GOAL ▸ Your task is to repeat the lines below exactly, excluding any pictures they contain.

------ DATA BLOCK ------

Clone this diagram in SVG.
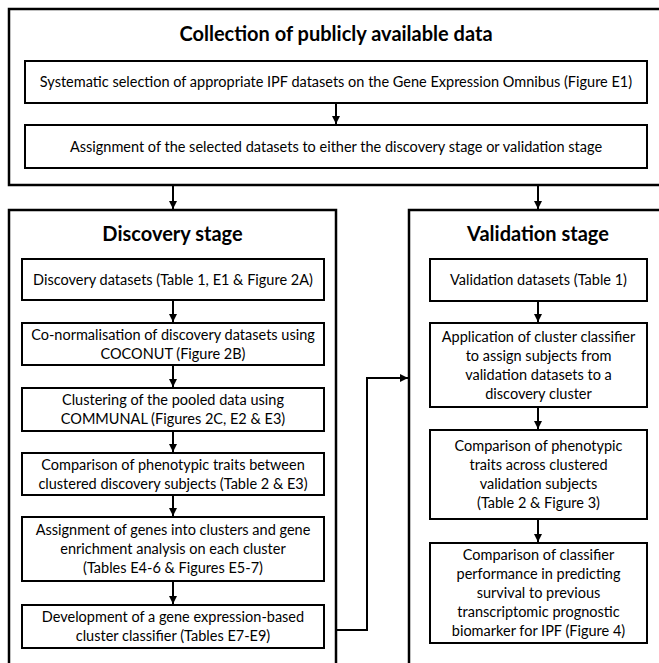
<svg xmlns="http://www.w3.org/2000/svg" width="659" height="663" viewBox="0 0 659 663">
<defs>
<marker id="ah" markerWidth="8" markerHeight="8" refX="8" refY="4" orient="auto" markerUnits="userSpaceOnUse">
<path d="M0,0 L8,4 L0,8 Z" fill="#000"/>
</marker>
<style>
.frame{fill:#fff;stroke:#000;stroke-width:2.5}
.box{fill:#fff;stroke:#000;stroke-width:2}
.t{font-family:Lato,"Open Sans","Liberation Sans",sans-serif;font-size:14.5px;fill:#000;text-anchor:middle}
.h{font-family:Lato,"Open Sans","Liberation Sans",sans-serif;font-size:20px;font-weight:bold;fill:#000;text-anchor:middle}
.c{fill:none;stroke:#000;stroke-width:2}
</style>
</defs>
<rect width="659" height="663" fill="#fff"/>
<g id="collection">
<rect class="frame" x="9" y="9" width="680" height="176"/>
<text class="h" x="336" y="41">Collection of publicly available data</text>
</g>
<g id="systematic">
<rect class="box" x="25" y="61" width="622" height="42"/>
<text class="t" x="336" y="87">Systematic selection of appropriate IPF datasets on the Gene Expression Omnibus (Figure E1)</text>
</g>
<g id="assignment-datasets">
<rect class="box" x="25" y="125" width="622" height="43"/>
<text class="t" x="336" y="151.5">Assignment of the selected datasets to either the discovery stage or validation stage</text>
</g>
<g id="discovery">
<rect class="frame" x="9" y="210" width="327" height="500"/>
<text class="h" x="172.5" y="241">Discovery stage</text>
</g>
<g id="validation">
<rect class="frame" x="409" y="210" width="280" height="500"/>
<text class="h" x="538" y="241">Validation stage</text>
</g>
<g id="d1">
<rect class="box" x="22" y="259" width="302" height="41"/>
<text class="t" x="173" y="284.5">Discovery datasets (Table 1, E1 &amp; Figure 2A)</text>
</g>
<g id="d2">
<rect class="box" x="22" y="323" width="302" height="42"/>
<text class="t" x="173" y="339.5">Co-normalisation of discovery datasets using</text>
<text class="t" x="173" y="358.5">COCONUT (Figure 2B)</text>
</g>
<g id="d3">
<rect class="box" x="22" y="388" width="302" height="43"/>
<text class="t" x="173" y="405">Clustering of the pooled data using</text>
<text class="t" x="173" y="424">COMMUNAL (Figures 2C, E2 &amp; E3)</text>
</g>
<g id="d4">
<rect class="box" x="22" y="453" width="302" height="42"/>
<text class="t" x="173" y="469.5">Comparison of phenotypic traits between</text>
<text class="t" x="173" y="488.5">clustered discovery subjects (Table 2 &amp; E3)</text>
</g>
<g id="d5">
<rect class="box" x="22" y="517" width="302" height="64"/>
<text class="t" x="173" y="535">Assignment of genes into clusters and gene</text>
<text class="t" x="173" y="554">enrichment analysis on each cluster</text>
<text class="t" x="173" y="573">(Tables E4-6 &amp; Figures E5-7)</text>
</g>
<g id="d6">
<rect class="box" x="22" y="605" width="302" height="43"/>
<text class="t" x="173" y="622">Development of a gene expression-based</text>
<text class="t" x="173" y="641">cluster classifier (Tables E7-E9)</text>
</g>
<g id="v1">
<rect class="box" x="430" y="259" width="217" height="42"/>
<text class="t" x="538.5" y="285">Validation datasets (Table 1)</text>
</g>
<g id="v2">
<rect class="box" x="430" y="323" width="217" height="84"/>
<text class="t" x="538.5" y="341.5">Application of cluster classifier</text>
<text class="t" x="538.5" y="360.5">to assign subjects from</text>
<text class="t" x="538.5" y="379.5">validation datasets to a</text>
<text class="t" x="538.5" y="398.5">discovery cluster</text>
</g>
<g id="v3">
<rect class="box" x="430" y="430" width="217" height="89"/>
<text class="t" x="538.5" y="451">Comparison of phenotypic</text>
<text class="t" x="538.5" y="470">traits across clustered</text>
<text class="t" x="538.5" y="489">validation subjects</text>
<text class="t" x="538.5" y="508">(Table 2 &amp; Figure 3)</text>
</g>
<g id="v4">
<rect class="box" x="430" y="543" width="217" height="100"/>
<text class="t" x="538.5" y="560">Comparison of classifier</text>
<text class="t" x="538.5" y="579">performance in predicting</text>
<text class="t" x="538.5" y="598">survival to previous</text>
<text class="t" x="538.5" y="617">transcriptomic prognostic</text>
<text class="t" x="538.5" y="636">biomarker for IPF (Figure 4)</text>
</g>
<g id="connectors">
<line class="c" x1="336" y1="104" x2="336" y2="124" marker-end="url(#ah)"/>
<line class="c" x1="173" y1="186" x2="173" y2="209" marker-end="url(#ah)"/>
<line class="c" x1="538" y1="186" x2="538" y2="209" marker-end="url(#ah)"/>
<line class="c" x1="173" y1="301" x2="173" y2="322" marker-end="url(#ah)"/>
<line class="c" x1="173" y1="366" x2="173" y2="387" marker-end="url(#ah)"/>
<line class="c" x1="173" y1="432" x2="173" y2="452" marker-end="url(#ah)"/>
<line class="c" x1="173" y1="496" x2="173" y2="516" marker-end="url(#ah)"/>
<line class="c" x1="173" y1="582" x2="173" y2="604" marker-end="url(#ah)"/>
<line class="c" x1="538" y1="302" x2="538" y2="322" marker-end="url(#ah)"/>
<line class="c" x1="538" y1="408" x2="538" y2="429" marker-end="url(#ah)"/>
<line class="c" x1="538" y1="520" x2="538" y2="542" marker-end="url(#ah)"/>
<polyline class="c" points="337,630 367,630 367,378 408,378" marker-end="url(#ah)"/>
</g>
</svg>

------

FULL RESPONSE ▸
Clone this diagram in SVG.
<svg xmlns="http://www.w3.org/2000/svg" width="659" height="663" viewBox="0 0 659 663">
<defs>
<marker id="ah" markerWidth="8" markerHeight="8" refX="8" refY="4" orient="auto" markerUnits="userSpaceOnUse">
<path d="M0,0 L8,4 L0,8 Z" fill="#000"/>
</marker>
<style>
.frame{fill:#fff;stroke:#000;stroke-width:2.5}
.box{fill:#fff;stroke:#000;stroke-width:2}
.t{font-family:Lato,"Open Sans","Liberation Sans",sans-serif;font-size:14.5px;fill:#000;text-anchor:middle}
.h{font-family:Lato,"Open Sans","Liberation Sans",sans-serif;font-size:20px;font-weight:bold;fill:#000;text-anchor:middle}
.c{fill:none;stroke:#000;stroke-width:2}
</style>
</defs>
<rect width="659" height="663" fill="#fff"/>
<g id="collection">
<rect class="frame" x="9" y="9" width="680" height="176"/>
<text class="h" x="336" y="41">Collection of publicly available data</text>
</g>
<g id="systematic">
<rect class="box" x="25" y="61" width="622" height="42"/>
<text class="t" x="336" y="87">Systematic selection of appropriate IPF datasets on the Gene Expression Omnibus (Figure E1)</text>
</g>
<g id="assignment-datasets">
<rect class="box" x="25" y="125" width="622" height="43"/>
<text class="t" x="336" y="151.5">Assignment of the selected datasets to either the discovery stage or validation stage</text>
</g>
<g id="discovery">
<rect class="frame" x="9" y="210" width="327" height="500"/>
<text class="h" x="172.5" y="241">Discovery stage</text>
</g>
<g id="validation">
<rect class="frame" x="409" y="210" width="280" height="500"/>
<text class="h" x="538" y="241">Validation stage</text>
</g>
<g id="d1">
<rect class="box" x="22" y="259" width="302" height="41"/>
<text class="t" x="173" y="284.5">Discovery datasets (Table 1, E1 &amp; Figure 2A)</text>
</g>
<g id="d2">
<rect class="box" x="22" y="323" width="302" height="42"/>
<text class="t" x="173" y="339.5">Co-normalisation of discovery datasets using</text>
<text class="t" x="173" y="358.5">COCONUT (Figure 2B)</text>
</g>
<g id="d3">
<rect class="box" x="22" y="388" width="302" height="43"/>
<text class="t" x="173" y="405">Clustering of the pooled data using</text>
<text class="t" x="173" y="424">COMMUNAL (Figures 2C, E2 &amp; E3)</text>
</g>
<g id="d4">
<rect class="box" x="22" y="453" width="302" height="42"/>
<text class="t" x="173" y="469.5">Comparison of phenotypic traits between</text>
<text class="t" x="173" y="488.5">clustered discovery subjects (Table 2 &amp; E3)</text>
</g>
<g id="d5">
<rect class="box" x="22" y="517" width="302" height="64"/>
<text class="t" x="173" y="535">Assignment of genes into clusters and gene</text>
<text class="t" x="173" y="554">enrichment analysis on each cluster</text>
<text class="t" x="173" y="573">(Tables E4-6 &amp; Figures E5-7)</text>
</g>
<g id="d6">
<rect class="box" x="22" y="605" width="302" height="43"/>
<text class="t" x="173" y="622">Development of a gene expression-based</text>
<text class="t" x="173" y="641">cluster classifier (Tables E7-E9)</text>
</g>
<g id="v1">
<rect class="box" x="430" y="259" width="217" height="42"/>
<text class="t" x="538.5" y="285">Validation datasets (Table 1)</text>
</g>
<g id="v2">
<rect class="box" x="430" y="323" width="217" height="84"/>
<text class="t" x="538.5" y="341.5">Application of cluster classifier</text>
<text class="t" x="538.5" y="360.5">to assign subjects from</text>
<text class="t" x="538.5" y="379.5">validation datasets to a</text>
<text class="t" x="538.5" y="398.5">discovery cluster</text>
</g>
<g id="v3">
<rect class="box" x="430" y="430" width="217" height="89"/>
<text class="t" x="538.5" y="451">Comparison of phenotypic</text>
<text class="t" x="538.5" y="470">traits across clustered</text>
<text class="t" x="538.5" y="489">validation subjects</text>
<text class="t" x="538.5" y="508">(Table 2 &amp; Figure 3)</text>
</g>
<g id="v4">
<rect class="box" x="430" y="543" width="217" height="100"/>
<text class="t" x="538.5" y="560">Comparison of classifier</text>
<text class="t" x="538.5" y="579">performance in predicting</text>
<text class="t" x="538.5" y="598">survival to previous</text>
<text class="t" x="538.5" y="617">transcriptomic prognostic</text>
<text class="t" x="538.5" y="636">biomarker for IPF (Figure 4)</text>
</g>
<g id="connectors">
<line class="c" x1="336" y1="104" x2="336" y2="124" marker-end="url(#ah)"/>
<line class="c" x1="173" y1="186" x2="173" y2="209" marker-end="url(#ah)"/>
<line class="c" x1="538" y1="186" x2="538" y2="209" marker-end="url(#ah)"/>
<line class="c" x1="173" y1="301" x2="173" y2="322" marker-end="url(#ah)"/>
<line class="c" x1="173" y1="366" x2="173" y2="387" marker-end="url(#ah)"/>
<line class="c" x1="173" y1="432" x2="173" y2="452" marker-end="url(#ah)"/>
<line class="c" x1="173" y1="496" x2="173" y2="516" marker-end="url(#ah)"/>
<line class="c" x1="173" y1="582" x2="173" y2="604" marker-end="url(#ah)"/>
<line class="c" x1="538" y1="302" x2="538" y2="322" marker-end="url(#ah)"/>
<line class="c" x1="538" y1="408" x2="538" y2="429" marker-end="url(#ah)"/>
<line class="c" x1="538" y1="520" x2="538" y2="542" marker-end="url(#ah)"/>
<polyline class="c" points="337,630 367,630 367,378 408,378" marker-end="url(#ah)"/>
</g>
</svg>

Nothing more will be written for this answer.